Using the listing below, select the lines with the word "this" and copy them.

:: Data excerpts

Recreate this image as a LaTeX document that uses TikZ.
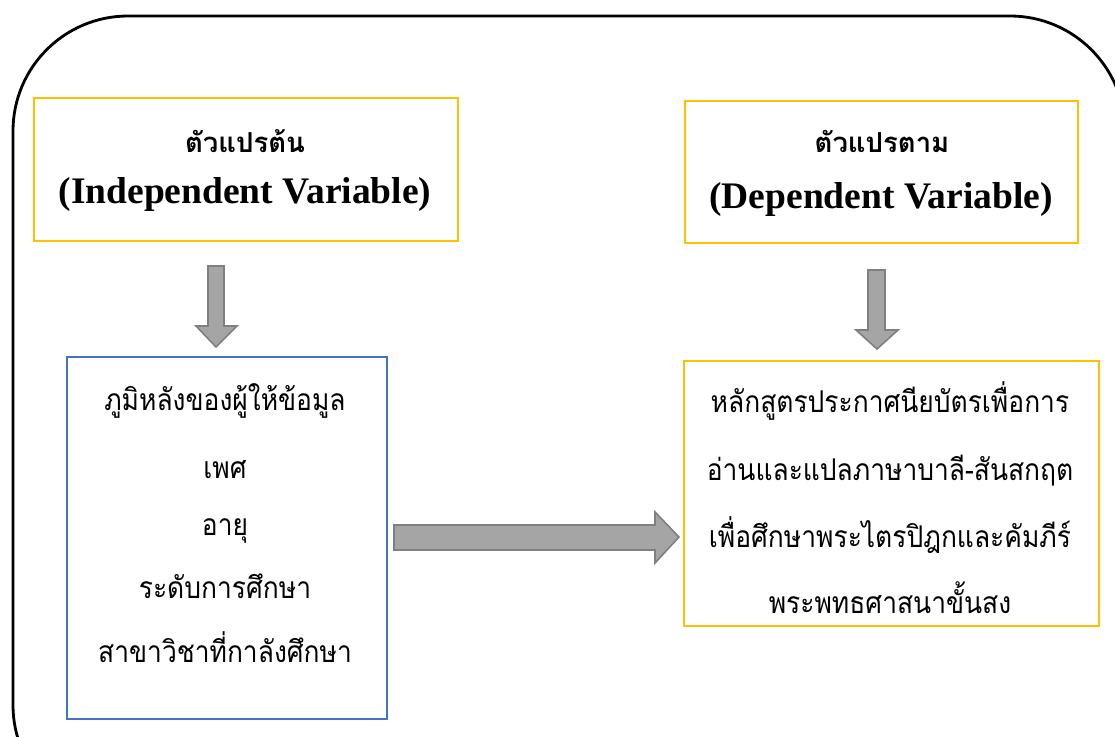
\documentclass[tikz,border=0pt]{standalone}
\usepackage{fontspec}
\setmainfont{Liberation Serif}
\newfontfamily\thaifont[Script=Thai]{Loma}
\newfontfamily\thaibody[Script=Thai,FakeStretch=0.88]{Loma}
\usetikzlibrary{calc}
\definecolor{ybox}{HTML}{FFC000}
\definecolor{bbox}{HTML}{4472C4}
\definecolor{afill}{HTML}{A5A5A5}
\definecolor{aline}{HTML}{7F7F7F}
\tikzset{
  ybx/.style={draw=ybox, line width=2.2pt, fill=white, inner sep=0pt},
  bbx/.style={draw=bbox, line width=1.8pt, fill=white, inner sep=0pt},
  blockarr/.style={fill=afill, draw=aline, line width=1.6pt, line join=miter},
  headth/.style={anchor=base, inner sep=0pt, font=\thaifont\bfseries\fontsize{27.5}{32}\selectfont},
  heden/.style={anchor=base, inner sep=0pt, font=\bfseries\fontsize{37.5}{42}\selectfont},
  bodyth/.style={anchor=base, inner sep=0pt, font=\thaibody\fontsize{30}{34}\selectfont},
}
\begin{document}
\begin{tikzpicture}[x=1pt,y=-1pt]
\useasboundingbox (0,0) rectangle (1115,736);
\begin{scope}
\clip (0,0) rectangle (1115,736);
\draw[line width=2.8pt, rounded corners=115pt] (13,16) rectangle (1125,820);
\end{scope}
% boxes
\draw[ybx] (34,98) rectangle (458,241);
\draw[ybx] (685,101) rectangle (1078,243);
\draw[bbx] (67,357) rectangle (387,719);
\draw[ybx] (684,361) rectangle (1099,626);
% heading texts
\node[headth] (ivth) at (245,152) {ตัวแปรต้น};
\node[heden] (iven) at (245,203) {(Independent Variable)};
\node[headth] (dvth) at (882,152) {ตัวแปรตาม};
\node[heden] (dven) at (881,208) {(Dependent Variable)};
% left body lines
\node[bodyth] (l1) at (225,410) {ภูมิหลังของผู้ให้ข้อมูล};
\node[bodyth] (l2) at (225,478) {เพศ};
\node[bodyth] (l3) at (225,535) {อายุ};
\node[bodyth] (l4) at (225,598) {ระดับการศึกษา};
\node[bodyth] (l5) at (225,662) {สาขาวิชาที่กาลังศึกษา};
% right body lines
\node[bodyth] (r1) at (890,412) {หลักสูตรประกาศนียบัตรเพื่อการ};
\node[bodyth] (r2) at (890,480) {อ่านและแปลภาษาบาลี-สันสกฤต};
\node[bodyth] (r3) at (890,547) {เพื่อศึกษาพระไตรปิฎกและคัมภีร์};
\node[bodyth] (r4) at (890,613) {พระพทธศาสนาขั้นสง};
% block arrows
\draw[blockarr] (208,266) -- (224,266) -- (224,326) -- (237,326) -- (216,347) -- (196,326) -- (208,326) -- cycle;
\draw[blockarr] (868,270) -- (885,270) -- (885,330) -- (898,330) -- (877,349) -- (856,330) -- (868,330) -- cycle;
\draw[blockarr] (394,525) -- (655,525) -- (655,512) -- (679,537) -- (655,563) -- (655,550) -- (394,550) -- cycle;
\end{tikzpicture}
\end{document}
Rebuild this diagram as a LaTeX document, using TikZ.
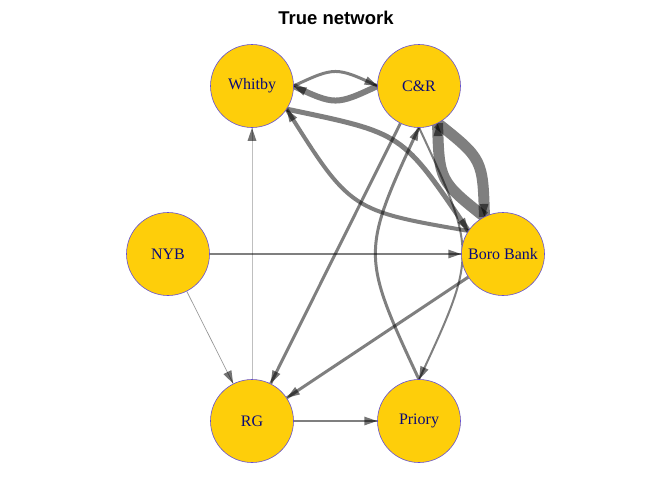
\documentclass[tikz,border=0pt]{standalone}
\usepackage{fontspec}
\setmainfont{Liberation Serif}
\newfontfamily\titlefont{Liberation Sans}
\usetikzlibrary{arrows.meta,calc}
\definecolor{vfill}{RGB}{254,206,10}
\definecolor{vframe}{RGB}{100,80,210}
\definecolor{vlabel}{RGB}{10,10,120}
\pgfdeclarelayer{edges}
\pgfsetlayers{edges,main}

\begin{document}
\begin{tikzpicture}[x=1pt,y=1pt,
    vertex/.style={circle, fill=vfill, draw=vframe, line width=.6pt,
        minimum size=83pt, inner sep=0pt, text=vlabel,
        font=\fontsize{16}{18}\selectfont},
    edge/.style={draw=black, draw opacity=.5, line width=#1,
        postaction={draw, draw opacity=0, fill opacity=.55, line width=.1pt,
            -{Triangle[length=13pt,width=9pt]}}},
    curved/.style={bend left=#1, looseness=1.4}]
\useasboundingbox (0,0) rectangle (672,-480);
\node[anchor=base, font=\titlefont\bfseries\fontsize{18.5}{20}\selectfont]
    (title) at (336,-24) {True network};
% vertices
\node[vertex] (wh)  at (252,-86)  {Whitby};
\node[vertex] (cr)  at (419,-86)  {C\&R};
\node[vertex] (nyb) at (168,-254) {NYB};
\node[vertex] (bb)  at (503,-254) {Boro Bank};
\node[vertex] (rg)  at (252,-421) {RG};
\node[vertex] (pr)  at (419,-421) {Priory};
% edges
\begin{pgfonlayer}{edges}
\draw[edge=3pt]  ($(wh)!41.5pt!(cr)$) to[curved=25] ($(cr)!41.5pt!(wh)$);
\draw[edge=6pt]  ($(cr)!41.5pt!(wh)$) to[curved=25] ($(wh)!41.5pt!(cr)$);
\draw[edge=5pt]  ($(wh)!41.5pt!(bb)$) to[curved=22] ($(bb)!41.5pt!(wh)$);
\draw[edge=4pt]  ($(bb)!41.5pt!(wh)$) to[curved=24] ($(wh)!41.5pt!(bb)$);
\draw[edge=11pt] ($(cr)!41.5pt!(bb)$) to[curved=25] ($(bb)!41.5pt!(cr)$);
\draw[edge=11pt] ($(bb)!41.5pt!(cr)$) to[curved=25] ($(cr)!41.5pt!(bb)$);
\draw[edge=3pt]  ($(pr)!41.5pt!(cr)$) to[curved=25] ($(cr)!41.5pt!(pr)$);
\draw[edge=2pt]  ($(cr)!41.5pt!(pr)$) to[curved=25] ($(pr)!41.5pt!(cr)$);
\draw[edge=2pt]  (nyb) -- (bb);
\draw[edge=.7pt, draw opacity=.4] (nyb) -- (rg);
\draw[edge=.3pt, draw opacity=.25] (rg) -- (wh);
\draw[edge=3pt]  (cr) -- (rg);
\draw[edge=3pt]  (bb) -- (rg);
\draw[edge=2pt]  (rg) -- (pr);
\end{pgfonlayer}
\end{tikzpicture}
\end{document}
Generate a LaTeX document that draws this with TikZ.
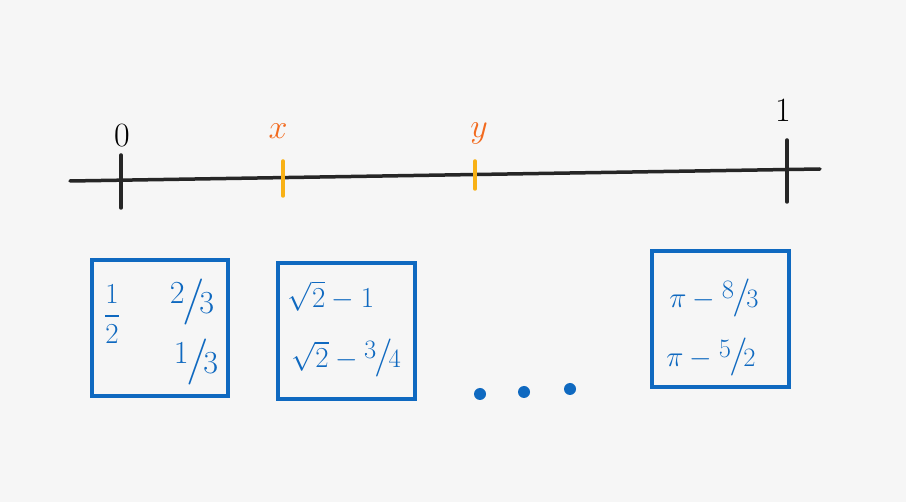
\RequirePackage{fix-cm}
\documentclass[tikz,border=0pt]{standalone}
\usepackage{amsmath,amssymb}
\usepackage{xfrac}
\usepackage{xcolor}
\usetikzlibrary{positioning,calc}
\definecolor{bgc}{HTML}{F6F6F6}
\definecolor{boxblue}{HTML}{0F69C0}
\definecolor{tickor}{HTML}{F8B116}
\definecolor{labor}{HTML}{F26A1E}
\newcommand{\bsf}[2]{{\fontsize{38}{42}\selectfont$\sfrac{#1}{#2}$}}

\begin{document}
\begin{tikzpicture}[x=1pt,y=-1pt,
  tk/.style={line width=3.5pt,line cap=round,black!85},
  tko/.style={line width=3.5pt,line cap=round,tickor},
  lab/.style={font=\fontsize{34}{38}\selectfont},
  bx/.style={draw=boxblue,line width=4.5pt,fill=none},
  bt/.style={text=boxblue,font=\fontsize{29}{33}\selectfont,inner sep=0pt},
  bf/.style={bt,font=\fontsize{46}{50}\selectfont},
  dot/.style={circle,fill=boxblue,inner sep=0pt,minimum size=12pt}]
\fill[bgc] (0,0) rectangle (906,502);
\useasboundingbox (0,0) rectangle (906,502);
% number line
\coordinate (la) at (70,181);
\coordinate (lb) at (820,169);
\draw[line width=3.5pt,line cap=round,black!85] (la) -- (lb);
\coordinate (t0a) at (121,155); \coordinate (t0b) at (121,208);
\coordinate (t1a) at (787,140); \coordinate (t1b) at (787,202);
\coordinate (txa) at (283,161); \coordinate (txb) at (283,196);
\coordinate (tya) at (475,161); \coordinate (tyb) at (475,189);
\draw[tk] (t0a) -- (t0b);
\draw[tk] (t1a) -- (t1b);
\draw[tko] (txa) -- (txb);
\draw[tko] (tya) -- (tyb);
\node[lab] (l0) at (122,136) {0};
\node[lab] (l1) at (783,110) {1};
\node[lab,text=labor] (lx) at (278,131) {$x$};
\node[lab,text=labor] (ly) at (479,133) {$y$};
% boxes
\draw[bx] (92,260) rectangle (228,396);
\draw[bx] (278,263) rectangle (415,399);
\draw[bx] (652,251) rectangle (789,387);
\node[bt] (q1) at (112,314) {$\dfrac12$};
\node[bf] (q2) at (192,302) {$\sfrac{2}{3}$};
\node[bf] (q3) at (196,362) {$\sfrac{1}{3}$};
\node[bt] (r1) at (331,296) {$\sqrt2-1$};
\node[bt] (r2) at (346,358) {$\sqrt2-{}$\bsf34};
\node[bt] (p1) at (714,298) {$\pi-{}$\bsf83};
\node[bt] (p2) at (711,357) {$\pi-{}$\bsf52};
% dots
\node[dot] (d1) at (480,394) {};
\node[dot] (d2) at (524,392) {};
\node[dot] (d3) at (570,389) {};
\end{tikzpicture}
\end{document}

::::

Finished task
Recreate this image as a LaTeX document that uses TikZ.
Rebuild this diagram as a LaTeX document, using TikZ.
Generate a LaTeX document that draws this with TikZ.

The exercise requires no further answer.